=== GIVEN RECORDS ===

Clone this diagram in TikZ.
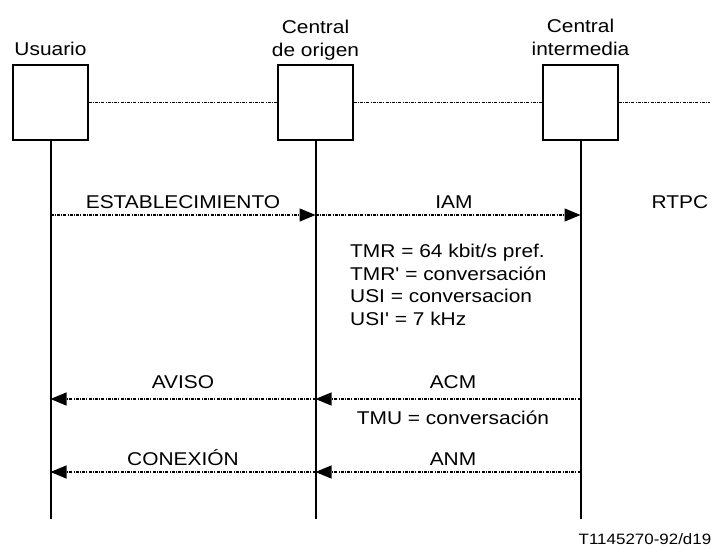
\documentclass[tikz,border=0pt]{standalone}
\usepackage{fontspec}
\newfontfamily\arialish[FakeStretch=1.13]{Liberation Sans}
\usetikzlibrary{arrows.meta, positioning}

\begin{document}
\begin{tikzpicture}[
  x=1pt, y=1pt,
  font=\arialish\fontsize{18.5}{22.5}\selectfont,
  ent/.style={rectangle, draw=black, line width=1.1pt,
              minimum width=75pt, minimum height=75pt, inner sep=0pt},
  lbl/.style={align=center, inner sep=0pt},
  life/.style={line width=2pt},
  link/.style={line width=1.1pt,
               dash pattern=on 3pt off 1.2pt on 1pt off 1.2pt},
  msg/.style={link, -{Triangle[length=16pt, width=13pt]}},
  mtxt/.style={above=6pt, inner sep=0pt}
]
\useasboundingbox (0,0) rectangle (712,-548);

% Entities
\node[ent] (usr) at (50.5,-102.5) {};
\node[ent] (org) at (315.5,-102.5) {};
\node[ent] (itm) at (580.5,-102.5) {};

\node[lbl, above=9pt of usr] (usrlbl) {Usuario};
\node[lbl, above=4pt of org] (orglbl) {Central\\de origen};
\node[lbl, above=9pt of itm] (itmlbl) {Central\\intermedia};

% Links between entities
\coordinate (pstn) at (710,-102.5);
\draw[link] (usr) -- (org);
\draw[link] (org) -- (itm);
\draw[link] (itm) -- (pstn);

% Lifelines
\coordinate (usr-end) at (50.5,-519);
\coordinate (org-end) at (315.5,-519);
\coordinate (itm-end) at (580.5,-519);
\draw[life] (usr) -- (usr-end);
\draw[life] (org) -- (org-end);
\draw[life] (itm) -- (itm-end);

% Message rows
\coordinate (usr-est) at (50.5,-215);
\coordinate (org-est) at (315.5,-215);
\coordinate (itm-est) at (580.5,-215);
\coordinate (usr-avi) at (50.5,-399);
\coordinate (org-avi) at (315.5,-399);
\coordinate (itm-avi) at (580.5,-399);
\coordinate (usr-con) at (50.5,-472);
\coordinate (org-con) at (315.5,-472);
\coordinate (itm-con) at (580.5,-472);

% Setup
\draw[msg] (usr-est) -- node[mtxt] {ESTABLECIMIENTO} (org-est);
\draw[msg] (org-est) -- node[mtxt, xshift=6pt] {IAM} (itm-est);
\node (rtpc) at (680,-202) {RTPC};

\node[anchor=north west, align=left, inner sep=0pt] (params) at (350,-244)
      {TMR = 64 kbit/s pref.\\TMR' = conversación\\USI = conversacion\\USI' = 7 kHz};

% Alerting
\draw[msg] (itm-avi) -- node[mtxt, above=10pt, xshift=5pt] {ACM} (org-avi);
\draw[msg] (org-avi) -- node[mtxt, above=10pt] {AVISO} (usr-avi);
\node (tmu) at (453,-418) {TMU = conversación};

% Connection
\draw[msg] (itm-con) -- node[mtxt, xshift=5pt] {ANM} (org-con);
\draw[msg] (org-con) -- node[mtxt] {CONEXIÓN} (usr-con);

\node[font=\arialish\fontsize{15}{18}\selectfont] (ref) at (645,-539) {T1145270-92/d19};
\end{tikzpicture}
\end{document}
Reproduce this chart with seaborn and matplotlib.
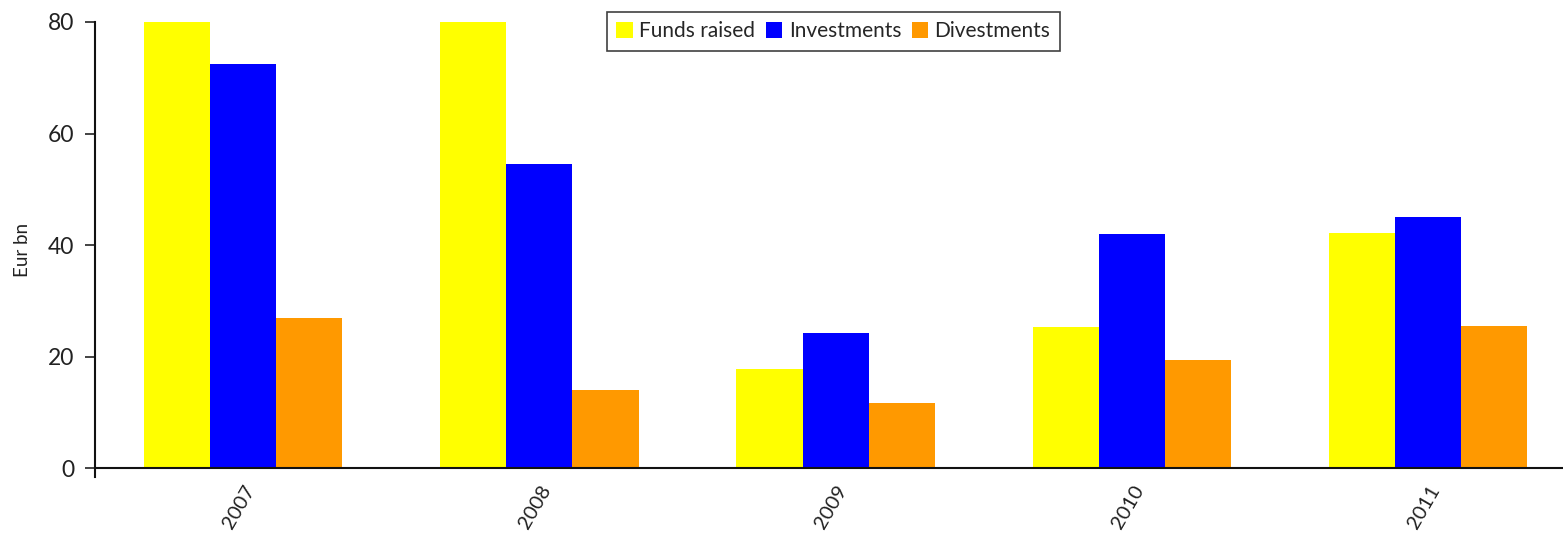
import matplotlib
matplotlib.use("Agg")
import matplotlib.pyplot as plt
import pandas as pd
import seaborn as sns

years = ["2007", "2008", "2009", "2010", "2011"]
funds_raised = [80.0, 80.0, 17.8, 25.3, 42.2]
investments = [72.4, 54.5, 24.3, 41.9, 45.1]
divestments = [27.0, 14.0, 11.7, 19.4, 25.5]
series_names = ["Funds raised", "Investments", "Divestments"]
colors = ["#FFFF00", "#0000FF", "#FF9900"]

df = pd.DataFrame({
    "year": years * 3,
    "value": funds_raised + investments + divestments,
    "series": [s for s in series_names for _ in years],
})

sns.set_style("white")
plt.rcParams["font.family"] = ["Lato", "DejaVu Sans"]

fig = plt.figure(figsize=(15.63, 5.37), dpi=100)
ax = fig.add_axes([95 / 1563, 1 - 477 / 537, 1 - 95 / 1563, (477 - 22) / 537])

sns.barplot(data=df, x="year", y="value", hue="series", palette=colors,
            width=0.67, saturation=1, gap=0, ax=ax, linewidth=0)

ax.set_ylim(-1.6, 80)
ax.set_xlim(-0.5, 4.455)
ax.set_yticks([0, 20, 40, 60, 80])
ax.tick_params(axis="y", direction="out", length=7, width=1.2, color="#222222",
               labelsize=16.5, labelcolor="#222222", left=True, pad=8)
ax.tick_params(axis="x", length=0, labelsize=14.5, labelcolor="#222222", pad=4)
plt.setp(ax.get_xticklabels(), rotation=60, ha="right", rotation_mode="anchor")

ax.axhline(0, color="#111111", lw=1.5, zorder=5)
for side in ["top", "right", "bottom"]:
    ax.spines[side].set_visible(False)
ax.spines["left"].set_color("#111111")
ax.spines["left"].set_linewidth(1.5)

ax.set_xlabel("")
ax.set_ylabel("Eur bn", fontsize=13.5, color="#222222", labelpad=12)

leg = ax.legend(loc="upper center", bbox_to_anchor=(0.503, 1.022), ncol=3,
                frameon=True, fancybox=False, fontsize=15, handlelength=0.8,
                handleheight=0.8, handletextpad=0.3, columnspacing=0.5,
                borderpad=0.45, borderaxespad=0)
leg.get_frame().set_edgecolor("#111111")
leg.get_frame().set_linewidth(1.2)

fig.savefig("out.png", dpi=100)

===

STATED PROBLEM:
Only the lines from the one containing "Reproduce this chart" down to the one containing "import seaborn as sns" should be copied, exactly and with both ends kept. Drop the pictures.

ANSWER TO THIS PROBLEM:
Reproduce this chart with seaborn and matplotlib.
import matplotlib
matplotlib.use("Agg")
import matplotlib.pyplot as plt
import pandas as pd
import seaborn as sns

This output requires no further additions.